= Carmelo Elorduy =

Spanish Sinologist (1901–1989)

Carmelo Elorduy, S.J. (25 January 1901 – 1 September 1989) was a Spanish Sinologist. Elorduy was born in Mungia and his first trip to China was in 1926, when he worked at the Jesuit mission located in Wuhu City, Anhui. He returned to Spain in 1932 to finish his degree in theology and philosophy, and to become a Jesuit priest. He returned to China in 1934 and remained there until 1951 when he moved to Macao and in the following year to Taichung. For health reasons he moved back to Spain in 1959; while resting in Oña and encouraged by his brother Eleuterio, he began translating some texts of the Chinese classics. Most of his translations were the first to be done directly from Classical Chinese into the Spanish language.

==Works==

- La gnosis taoísta del Tao Te Ching. Facultad de Teología, Oña, 1961.
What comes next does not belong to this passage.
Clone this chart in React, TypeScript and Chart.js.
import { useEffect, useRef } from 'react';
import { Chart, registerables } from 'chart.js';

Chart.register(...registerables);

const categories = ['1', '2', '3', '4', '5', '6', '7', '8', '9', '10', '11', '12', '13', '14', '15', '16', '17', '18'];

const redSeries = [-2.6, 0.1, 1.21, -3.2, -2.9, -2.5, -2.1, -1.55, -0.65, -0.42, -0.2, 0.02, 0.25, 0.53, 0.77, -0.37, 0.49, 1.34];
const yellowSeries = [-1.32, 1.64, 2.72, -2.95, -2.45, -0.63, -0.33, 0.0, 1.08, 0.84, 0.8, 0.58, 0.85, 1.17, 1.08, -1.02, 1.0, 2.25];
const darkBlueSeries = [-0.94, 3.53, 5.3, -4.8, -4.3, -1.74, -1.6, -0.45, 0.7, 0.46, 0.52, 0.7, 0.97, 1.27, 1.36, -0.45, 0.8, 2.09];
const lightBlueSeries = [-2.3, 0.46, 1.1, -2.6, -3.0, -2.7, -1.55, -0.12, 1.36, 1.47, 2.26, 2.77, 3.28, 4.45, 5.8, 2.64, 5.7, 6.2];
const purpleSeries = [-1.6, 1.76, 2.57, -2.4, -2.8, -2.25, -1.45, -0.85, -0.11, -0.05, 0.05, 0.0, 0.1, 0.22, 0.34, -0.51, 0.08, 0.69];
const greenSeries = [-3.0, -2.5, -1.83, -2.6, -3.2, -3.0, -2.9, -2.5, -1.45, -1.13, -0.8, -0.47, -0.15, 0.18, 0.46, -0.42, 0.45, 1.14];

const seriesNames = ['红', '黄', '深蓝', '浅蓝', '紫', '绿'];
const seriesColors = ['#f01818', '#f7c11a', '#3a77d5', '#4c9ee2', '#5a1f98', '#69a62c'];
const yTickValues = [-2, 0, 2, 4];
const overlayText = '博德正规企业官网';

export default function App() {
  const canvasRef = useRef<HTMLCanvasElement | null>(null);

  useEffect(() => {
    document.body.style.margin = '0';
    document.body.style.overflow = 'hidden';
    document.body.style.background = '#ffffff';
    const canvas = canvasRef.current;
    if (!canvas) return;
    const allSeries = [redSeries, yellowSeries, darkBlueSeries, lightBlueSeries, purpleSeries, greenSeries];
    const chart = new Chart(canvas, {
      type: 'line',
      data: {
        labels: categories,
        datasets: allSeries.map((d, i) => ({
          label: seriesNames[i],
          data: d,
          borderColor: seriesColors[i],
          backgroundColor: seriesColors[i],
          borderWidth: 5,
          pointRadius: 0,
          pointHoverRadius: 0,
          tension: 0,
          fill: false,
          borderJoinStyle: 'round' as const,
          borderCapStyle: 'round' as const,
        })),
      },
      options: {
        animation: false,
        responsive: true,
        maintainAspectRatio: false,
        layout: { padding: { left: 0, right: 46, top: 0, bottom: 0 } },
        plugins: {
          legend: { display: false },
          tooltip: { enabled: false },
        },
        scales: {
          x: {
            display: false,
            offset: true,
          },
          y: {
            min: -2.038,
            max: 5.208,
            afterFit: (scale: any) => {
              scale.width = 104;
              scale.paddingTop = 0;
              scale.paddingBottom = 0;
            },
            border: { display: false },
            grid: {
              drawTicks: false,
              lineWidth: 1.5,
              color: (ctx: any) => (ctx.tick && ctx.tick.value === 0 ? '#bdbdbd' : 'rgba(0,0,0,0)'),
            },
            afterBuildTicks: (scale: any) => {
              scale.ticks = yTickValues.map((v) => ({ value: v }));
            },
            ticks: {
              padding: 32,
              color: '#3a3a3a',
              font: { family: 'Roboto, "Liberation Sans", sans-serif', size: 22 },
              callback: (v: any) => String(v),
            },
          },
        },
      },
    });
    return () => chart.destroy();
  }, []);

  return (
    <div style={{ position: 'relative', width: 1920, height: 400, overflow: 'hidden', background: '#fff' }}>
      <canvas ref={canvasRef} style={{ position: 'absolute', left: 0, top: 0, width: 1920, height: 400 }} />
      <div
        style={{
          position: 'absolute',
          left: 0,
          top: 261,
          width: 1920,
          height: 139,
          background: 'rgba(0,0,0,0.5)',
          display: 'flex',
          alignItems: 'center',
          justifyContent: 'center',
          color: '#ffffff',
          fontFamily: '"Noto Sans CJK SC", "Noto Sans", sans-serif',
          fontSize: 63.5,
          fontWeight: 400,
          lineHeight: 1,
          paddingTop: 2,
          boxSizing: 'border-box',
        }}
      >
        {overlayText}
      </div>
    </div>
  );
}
- Chuang-tzu. Literato, filósofo y místico taoísta. East Asian Pastoral Institute, Manila, 1967.
- Chuang-tzu. Literato, filósofo y místico taoísta. Monte Ávila Editores, Caracas, 1972.
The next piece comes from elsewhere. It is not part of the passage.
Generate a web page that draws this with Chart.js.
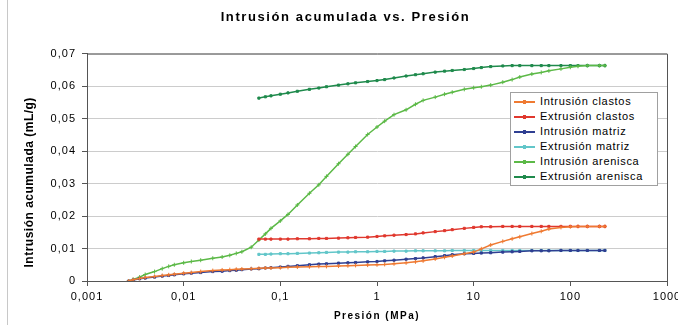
<!DOCTYPE html>
<html lang="es">
<head>
<meta charset="utf-8">
<title>Intrusión acumulada vs. Presión</title>
<script src="https://cdn.jsdelivr.net/npm/chart.js@4/dist/chart.umd.min.js"></script>
<style>
  html, body { margin: 0; padding: 0; background: #fff; }
  #wrap { position: relative; width: 678px; height: 325px; overflow: hidden; }
  #edge { position: absolute; left: 7px; top: 0; height: 325px; border-left: 1px solid #c8c8c8; }
  #legend {
    position: absolute; left: 510px; top: 92px; width: 146px; height: 91px;
    border: 1px solid #a0a0a0; background: #fff; padding-top: 1px;
    font-family: "Liberation Sans", Arial, sans-serif; font-size: 11px;
    letter-spacing: 0.7px; color: #000;
  }
  #legend .item { height: 15px; line-height: 15px; white-space: nowrap; }
  #legend .sample { display: inline-block; position: relative; width: 21px; height: 2px; margin: 0 5px 0 3px; vertical-align: middle; }
  #legend .sample i { position: absolute; left: 9px; top: -1px; width: 3px; height: 4px; }
</style>
</head>
<body>
<div id="wrap">
  <canvas id="chart" width="678" height="325"></canvas>
  <div id="edge"></div>
  <div id="legend"></div>
</div>
<script>
// Pressure (MPa) steps
const presionIntrusion = [0.0027, 0.003, 0.0035, 0.004, 0.005, 0.006, 0.007, 0.008, 0.01, 0.012, 0.015, 0.02, 0.025, 0.03, 0.035, 0.04, 0.05, 0.06, 0.07, 0.08, 0.1, 0.12, 0.15, 0.2, 0.25, 0.3, 0.4, 0.5, 0.6, 0.8, 1, 1.2, 1.5, 2, 2.5, 3, 4, 5, 6, 8, 10, 12, 15, 20, 25, 30, 40, 50, 60, 80, 100, 120, 150, 200, 228];
const presionExtrusion = [0.06, 0.07, 0.08, 0.1, 0.12, 0.15, 0.2, 0.25, 0.3, 0.4, 0.5, 0.6, 0.8, 1, 1.2, 1.5, 2, 2.5, 3, 4, 5, 6, 8, 10, 12, 15, 20, 25, 30, 40, 50, 60, 80, 100, 120, 150, 200, 228];

// cumulative volume (mL/g)
const intrusionClastos = [0, 0.0004, 0.0008, 0.0011, 0.0014, 0.0017, 0.0019, 0.0021, 0.0024, 0.0026, 0.0029, 0.0032, 0.0034, 0.0035, 0.0036, 0.0037, 0.0038, 0.0039, 0.004, 0.004, 0.0041, 0.0042, 0.0043, 0.0044, 0.0045, 0.0045, 0.0046, 0.0047, 0.0048, 0.0049, 0.005, 0.0051, 0.0053, 0.0056, 0.0059, 0.0062, 0.0068, 0.0073, 0.0077, 0.0084, 0.0089, 0.0099, 0.0111, 0.0122, 0.013, 0.0136, 0.0146, 0.0153, 0.016, 0.0165, 0.0167, 0.0168, 0.0168, 0.0168, 0.0168];
const extrusionClastos = [0.0129, 0.0129, 0.0129, 0.0129, 0.0129, 0.013, 0.013, 0.0131, 0.0131, 0.0132, 0.0133, 0.0134, 0.0135, 0.0137, 0.0139, 0.0141, 0.0143, 0.0145, 0.0148, 0.0152, 0.0155, 0.0158, 0.0162, 0.0165, 0.0167, 0.0167, 0.0168, 0.0168, 0.0168, 0.0168, 0.0168, 0.0168, 0.0168, 0.0168, 0.0168, 0.0168, 0.0168, 0.0168];
const intrusionMatriz = [0, 0.0003, 0.0007, 0.0009, 0.0012, 0.0015, 0.0017, 0.0019, 0.0022, 0.0024, 0.0026, 0.0029, 0.003, 0.0032, 0.0033, 0.0035, 0.0037, 0.0038, 0.004, 0.0041, 0.0043, 0.0045, 0.0047, 0.005, 0.0052, 0.0053, 0.0055, 0.0056, 0.0057, 0.0059, 0.006, 0.0062, 0.0064, 0.0067, 0.0069, 0.0071, 0.0075, 0.0078, 0.0081, 0.0084, 0.0085, 0.0086, 0.0087, 0.0089, 0.009, 0.0091, 0.0093, 0.0093, 0.0093, 0.0094, 0.0094, 0.0094, 0.0094, 0.0094, 0.0094];
const extrusionMatriz = [0.0082, 0.0082, 0.0083, 0.0084, 0.0084, 0.0085, 0.0086, 0.0087, 0.0088, 0.0089, 0.0089, 0.009, 0.009, 0.0091, 0.0091, 0.0092, 0.0092, 0.0093, 0.0093, 0.0093, 0.0093, 0.0094, 0.0094, 0.0094, 0.0094, 0.0094, 0.0094, 0.0094, 0.0094, 0.0094, 0.0094, 0.0094, 0.0094, 0.0094, 0.0094, 0.0094, 0.0094, 0.0094];
const intrusionArenisca = [0, 0.0005, 0.0012, 0.002, 0.0029, 0.0038, 0.0045, 0.005, 0.0056, 0.006, 0.0064, 0.007, 0.0074, 0.0079, 0.0085, 0.009, 0.0104, 0.0126, 0.0145, 0.0162, 0.0185, 0.0205, 0.0234, 0.027, 0.0296, 0.0322, 0.0361, 0.039, 0.0414, 0.0451, 0.0474, 0.0492, 0.0512, 0.0527, 0.0544, 0.0556, 0.0566, 0.0575, 0.0581, 0.059, 0.0595, 0.0598, 0.0603, 0.0612, 0.062, 0.0628, 0.0637, 0.0642, 0.0647, 0.0653, 0.0658, 0.0661, 0.0663, 0.0663, 0.0663];
const extrusionArenisca = [0.0563, 0.0567, 0.057, 0.0575, 0.0579, 0.0584, 0.059, 0.0594, 0.0598, 0.0603, 0.0607, 0.061, 0.0614, 0.0617, 0.062, 0.0625, 0.0631, 0.0635, 0.0638, 0.0643, 0.0646, 0.0648, 0.0651, 0.0654, 0.0657, 0.066, 0.0662, 0.0663, 0.0663, 0.0663, 0.0663, 0.0663, 0.0663, 0.0663, 0.0663, 0.0663, 0.0663, 0.0663];

const xTicks = [0.001, 0.01, 0.1, 1, 10, 100, 1000];
const yTicks = [0, 0.01, 0.02, 0.03, 0.04, 0.05, 0.06, 0.07];

const FONT = '"Liberation Sans", Arial, sans-serif';

function pts(xs, ys) {
  return xs.map((x, i) => ({ x: x, y: ys[i] }));
}

function serie(label, xs, ys, color, style) {
  return {
    label: label,
    data: pts(xs, ys),
    borderColor: color,
    backgroundColor: color,
    pointBackgroundColor: color,
    pointBorderColor: color,
    borderWidth: 1.5,
    pointStyle: style,
    pointRadius: style === 'cross' ? 2 : 1.5,
    pointBorderWidth: 1,
    tension: 0,
    fill: false
  };
}

const datasets = [
  serie('Intrusión clastos', presionIntrusion, intrusionClastos, '#ef7a32', 'cross'),
  serie('Extrusión clastos', presionExtrusion, extrusionClastos, '#e0382e', 'rect'),
  serie('Intrusión matriz', presionIntrusion, intrusionMatriz, '#2f3f92', 'rect'),
  serie('Extrusión matriz', presionExtrusion, extrusionMatriz, '#62c6c9', 'rect'),
  serie('Intrusión arenisca', presionIntrusion, intrusionArenisca, '#5cb947', 'cross'),
  serie('Extrusión arenisca', presionExtrusion, extrusionArenisca, '#1f8a4c', 'rect')
];

// wrap a draw function so its text gets its own letter spacing / shift
function spaced(obj, fn, sp, dy) {
  if (!obj || obj['_orig_' + fn]) return;
  const orig = obj[fn].bind(obj);
  obj['_orig_' + fn] = orig;
  obj[fn] = function (...a) {
    const c = this.ctx;
    c.save();
    c.letterSpacing = sp;
    c.translate(0, dy || 0);
    orig(...a);
    c.restore();
  };
}

const textPlugin = {
  id: 'textSpacing',
  beforeDraw(chart) {
    chart.ctx.letterSpacing = '1px';
    spaced(chart.titleBlock, 'draw', '1.6px', 0);
    spaced(chart.scales.x, 'drawTitle', '1.5px', 0);
    spaced(chart.scales.y, 'drawTitle', '0.5px', 15);
  }
};

// top and right edges of the plot box
const framePlugin = {
  id: 'frame',
  beforeDatasetsDraw(chart) {
    const { ctx, chartArea: a } = chart;
    ctx.save();
    ctx.strokeStyle = '#555';
    ctx.lineWidth = 1;
    ctx.beginPath();
    ctx.moveTo(a.left, a.top + 0.5);
    ctx.lineTo(a.right + 0.5, a.top + 0.5);
    ctx.lineTo(a.right + 0.5, a.bottom);
    ctx.stroke();
    ctx.restore();
  }
};

const chart = new Chart(document.getElementById('chart'), {
  type: 'line',
  data: { datasets: datasets },
  options: {
    responsive: false,
    animation: false,
    events: [],
    layout: { padding: { left: 24, right: 11, top: 0, bottom: 0 } },
    plugins: {
      legend: { display: false },
      tooltip: { enabled: false },
      title: {
        display: true,
        text: 'Intrusión acumulada vs. Presión',
        color: '#000',
        font: { family: FONT, size: 13, weight: 'bold' },
        padding: { top: 10, bottom: 28 }
      }
    },
    scales: {
      x: {
        type: 'logarithmic',
        min: 0.001,
        max: 1000,
        afterBuildTicks: s => { s.ticks = xTicks.map(v => ({ value: v })); },
        afterFit: s => { s.height = 44; s.paddingLeft = 0; s.paddingRight = 0; },
        grid: { drawOnChartArea: false, drawTicks: true, tickLength: 5, tickColor: '#555' },
        border: { display: true, color: '#555', width: 1 },
        ticks: {
          autoSkip: false, maxRotation: 0, padding: 4, color: '#000',
          font: { family: FONT, size: 11 },
          callback: v => String(v).replace('.', ',')
        },
        title: {
          display: true, text: 'Presión (MPa)', color: '#000',
          font: { family: FONT, size: 10, weight: 'bold' },
          padding: { top: 0, bottom: 3 }
        }
      },
      y: {
        min: 0,
        max: 0.07,
        afterBuildTicks: s => { s.ticks = yTicks.map(v => ({ value: v })); },
        afterFit: s => { s.width = 63; s.paddingTop = 0; s.paddingBottom = 0; },
        grid: { color: '#cccccc', tickColor: '#555', tickLength: 5 },
        border: { display: true, color: '#555', width: 1 },
        ticks: {
          padding: 6, color: '#000',
          font: { family: FONT, size: 11 },
          callback: v => v === 0 ? '0' : v.toFixed(2).replace('.', ',')
        },
        title: {
          display: true, text: 'Intrusión acumulada (mL/g)', color: '#000',
          font: { family: FONT, size: 12, weight: 'bold', lineHeight: 1 },
          padding: { top: 0, bottom: 0 }
        }
      }
    }
  },
  plugins: [textPlugin, framePlugin]
});

// Legend boxed inside the plot, built from the datasets
const legendBox = document.getElementById('legend');
chart.data.datasets.forEach(ds => {
  const row = document.createElement('div');
  row.className = 'item';
  row.innerHTML = `<span class="sample" style="background:${ds.borderColor}"><i style="background:${ds.pointBackgroundColor}"></i></span>${ds.label}`;
  legendBox.appendChild(row);
});
</script>
</body>
</html>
- Humanismo político oriental. Editorial B. A. C. (Biblioteca de Autores Cristianos), Madrid, 1967.
- Lao Tse / Chuang Tzu: Dos grandes maestros del taoísmo. Editora Nacional, Madrid, 1977.
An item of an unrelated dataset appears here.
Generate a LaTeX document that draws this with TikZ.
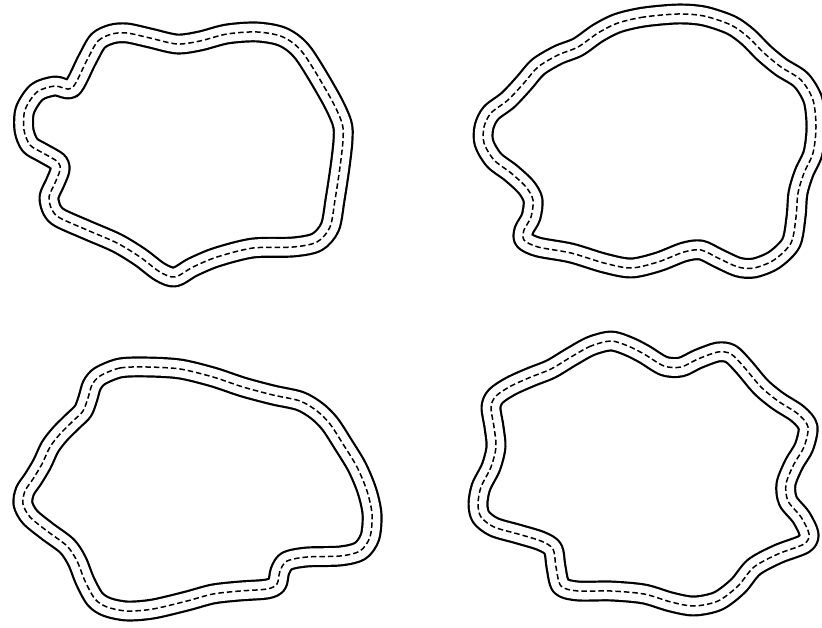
\documentclass[tikz,border=0pt]{standalone}
\begin{document}
\begin{tikzpicture}[x=1pt,y=-1pt,
  roadout/.style={line width=21pt,black,line join=round},
  roadin/.style={line width=16.6pt,white,line join=round},
  roadmid/.style={line width=1.5pt,black,dash pattern=on 5.5pt off 3pt}]
\useasboundingbox[fill=white] (0,0) rectangle (822,628);
\newcommand\roadloop[1]{%
  \draw[roadout] plot[smooth cycle] coordinates {#1};
  \draw[roadin] plot[smooth cycle] coordinates {#1};
  \draw[roadmid] plot[smooth cycle] coordinates {#1};}
% top left
\roadloop{(87,60) (98,41) (112,34) (127,33) (150,38) (177,44) (200,41) (227,34) (257,32) (283,37) (303,53) (330,97) (342,123) (343,140) (340,167) (335,200) (330,227) (317,242) (293,247) (253,248) (217,257) (193,267) (175,277) (160,272) (140,257) (117,243) (87,230) (60,218) (52,210) (49,197) (55,183) (60,170) (58,162) (43,153) (30,145) (24,130) (25,110) (37,92) (55,86) (72,88)}
% top right
\roadloop{(678,14) (644,17) (618,23) (598,33) (578,47) (558,55) (538,67) (524,83) (508,100) (491,113) (484,127) (484,143) (494,160) (511,173) (526,187) (533,200) (531,217) (524,230) (524,240) (538,247) (571,253) (604,263) (631,268) (658,262) (684,252) (701,250) (718,258) (738,267) (754,268) (774,260) (791,243) (796,217) (798,193) (804,173) (813,153) (816,127) (813,100) (801,80) (781,67) (764,53) (748,37) (731,25) (704,16)}
% bottom left
\roadloop{(147,367) (120,368) (100,376) (92,385) (88,398) (83,411) (73,421) (60,434) (50,447) (42,464) (33,479) (25,491) (23,504) (30,517) (47,531) (67,546) (77,561) (85,581) (95,599) (107,607) (127,611) (153,609) (187,601) (213,594) (240,591) (267,589) (277,584) (280,571) (287,561) (307,557) (340,556) (360,551) (370,537) (372,514) (367,491) (357,467) (343,444) (330,424) (317,411) (300,401) (273,395) (243,387) (213,377) (180,369)}
% bottom right
\roadloop{(611,341) (591,346) (571,357) (551,369) (531,377) (511,386) (496,396) (491,407) (494,427) (496,447) (491,467) (481,487) (478,504) (481,517) (494,527) (518,534) (541,541) (553,549) (556,567) (561,586) (578,591) (611,591) (644,594) (671,602) (694,606) (718,601) (738,586) (754,567) (778,554) (804,544) (809,534) (801,517) (788,501) (786,484) (794,464) (804,447) (808,427) (798,414) (778,401) (761,387) (744,367) (731,354) (718,352) (698,359) (681,367) (664,366) (644,354) (628,346)}
\end{tikzpicture}
\end{document}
- Lao Tse, Tao Te Ching. Historia del Pensamiento, Ed. Virgilio Ortega, Ediciones Orbis, Barcelona, 1984.
- Libro de los Cambios. Editora Nacional, Madrid, 1983.
- Moti. Política del amor universal. Editorial Tecnos, Madrid, 1987.
- Odas selectas del Romancero chino. Monte Ávila Editores, Caracas, 1974.
- Romancero chino. Editora Nacional, Madrid, 1984.
- Sesenta y cuatro conceptos de la ideología taoísta. Instituto de Investigaciones Históricas de la Universidad Andrés Bello, Caracas, 1972.
- Tao Te Ching. Lao-tse. Ed. Tecnos, Madrid, 1996.